# START OF Source excerpt

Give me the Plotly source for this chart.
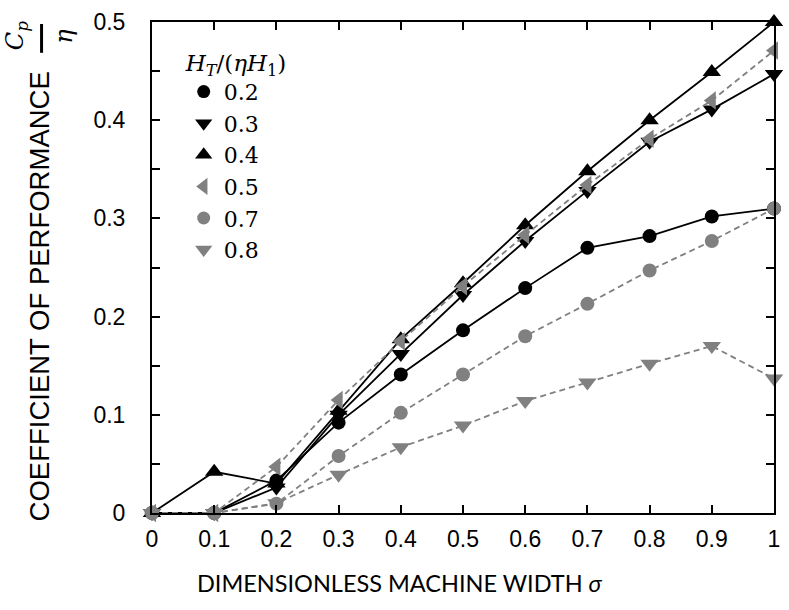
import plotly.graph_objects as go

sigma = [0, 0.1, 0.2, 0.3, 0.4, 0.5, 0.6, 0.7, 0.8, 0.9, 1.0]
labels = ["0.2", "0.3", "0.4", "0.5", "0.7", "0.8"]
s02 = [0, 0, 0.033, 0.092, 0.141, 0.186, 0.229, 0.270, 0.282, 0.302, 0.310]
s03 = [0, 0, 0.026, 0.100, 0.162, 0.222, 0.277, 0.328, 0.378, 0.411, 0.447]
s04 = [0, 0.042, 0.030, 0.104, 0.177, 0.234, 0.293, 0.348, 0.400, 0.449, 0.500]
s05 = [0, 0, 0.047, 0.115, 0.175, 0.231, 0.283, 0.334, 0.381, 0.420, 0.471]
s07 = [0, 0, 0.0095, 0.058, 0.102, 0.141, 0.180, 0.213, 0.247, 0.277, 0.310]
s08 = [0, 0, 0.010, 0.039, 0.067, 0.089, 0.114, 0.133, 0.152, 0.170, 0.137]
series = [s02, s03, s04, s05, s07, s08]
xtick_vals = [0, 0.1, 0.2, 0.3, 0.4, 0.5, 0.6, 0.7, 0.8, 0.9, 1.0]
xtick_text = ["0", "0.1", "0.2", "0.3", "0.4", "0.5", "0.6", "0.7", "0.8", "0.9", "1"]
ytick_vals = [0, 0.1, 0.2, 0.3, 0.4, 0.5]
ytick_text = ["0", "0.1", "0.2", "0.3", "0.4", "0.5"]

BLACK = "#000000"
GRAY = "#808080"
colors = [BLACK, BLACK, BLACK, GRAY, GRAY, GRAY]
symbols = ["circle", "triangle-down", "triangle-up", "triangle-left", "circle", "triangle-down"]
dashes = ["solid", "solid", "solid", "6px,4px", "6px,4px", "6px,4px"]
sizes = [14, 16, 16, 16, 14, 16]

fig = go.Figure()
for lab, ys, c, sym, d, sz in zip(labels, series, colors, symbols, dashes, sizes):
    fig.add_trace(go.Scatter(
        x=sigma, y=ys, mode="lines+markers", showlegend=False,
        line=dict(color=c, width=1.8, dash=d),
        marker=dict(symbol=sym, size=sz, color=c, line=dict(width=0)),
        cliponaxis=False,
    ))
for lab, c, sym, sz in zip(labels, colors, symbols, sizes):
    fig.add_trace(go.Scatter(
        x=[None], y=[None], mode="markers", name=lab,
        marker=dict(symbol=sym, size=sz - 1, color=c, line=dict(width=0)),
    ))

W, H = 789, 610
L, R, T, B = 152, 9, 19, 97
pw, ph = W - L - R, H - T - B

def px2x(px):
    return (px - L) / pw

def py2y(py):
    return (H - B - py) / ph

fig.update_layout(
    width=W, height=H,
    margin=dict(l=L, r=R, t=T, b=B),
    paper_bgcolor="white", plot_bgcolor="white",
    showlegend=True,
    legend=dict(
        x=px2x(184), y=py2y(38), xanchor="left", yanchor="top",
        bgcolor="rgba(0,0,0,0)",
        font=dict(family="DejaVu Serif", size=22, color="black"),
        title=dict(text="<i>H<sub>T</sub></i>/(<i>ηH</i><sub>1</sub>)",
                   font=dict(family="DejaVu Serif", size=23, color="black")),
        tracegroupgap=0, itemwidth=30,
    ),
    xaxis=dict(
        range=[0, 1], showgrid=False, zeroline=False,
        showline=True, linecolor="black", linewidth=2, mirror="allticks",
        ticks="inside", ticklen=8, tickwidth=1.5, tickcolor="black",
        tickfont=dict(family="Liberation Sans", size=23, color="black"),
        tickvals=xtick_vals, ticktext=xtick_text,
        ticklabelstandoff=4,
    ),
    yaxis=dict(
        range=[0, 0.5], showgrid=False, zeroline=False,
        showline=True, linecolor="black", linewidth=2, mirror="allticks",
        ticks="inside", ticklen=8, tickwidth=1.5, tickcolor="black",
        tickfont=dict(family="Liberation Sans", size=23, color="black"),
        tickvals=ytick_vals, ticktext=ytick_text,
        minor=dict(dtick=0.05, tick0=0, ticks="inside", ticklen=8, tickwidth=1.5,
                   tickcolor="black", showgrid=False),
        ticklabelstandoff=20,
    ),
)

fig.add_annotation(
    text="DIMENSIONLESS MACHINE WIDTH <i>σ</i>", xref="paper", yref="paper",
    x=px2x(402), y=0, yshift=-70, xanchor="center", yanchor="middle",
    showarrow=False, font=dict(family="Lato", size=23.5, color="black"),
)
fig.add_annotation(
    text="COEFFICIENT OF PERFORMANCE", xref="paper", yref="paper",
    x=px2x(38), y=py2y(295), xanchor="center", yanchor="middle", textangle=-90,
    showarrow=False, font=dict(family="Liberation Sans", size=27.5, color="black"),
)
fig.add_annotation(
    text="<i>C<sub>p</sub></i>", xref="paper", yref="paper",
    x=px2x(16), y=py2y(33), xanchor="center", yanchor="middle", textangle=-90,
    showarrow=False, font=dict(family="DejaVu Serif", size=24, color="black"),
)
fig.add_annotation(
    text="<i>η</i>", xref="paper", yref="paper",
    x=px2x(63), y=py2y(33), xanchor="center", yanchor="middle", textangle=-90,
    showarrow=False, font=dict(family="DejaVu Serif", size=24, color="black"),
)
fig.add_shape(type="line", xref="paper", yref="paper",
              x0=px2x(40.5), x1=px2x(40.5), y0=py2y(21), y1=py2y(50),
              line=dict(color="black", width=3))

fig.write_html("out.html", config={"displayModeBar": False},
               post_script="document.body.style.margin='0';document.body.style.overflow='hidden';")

# END OF Source excerpt

[Task statement] Give again, word for word, every line from the top of the data through the line with "import plotly.graph_objects as go", both ends included, and exclude the pictures.

[Answer to this exercise]
Give me the Plotly source for this chart.
import plotly.graph_objects as go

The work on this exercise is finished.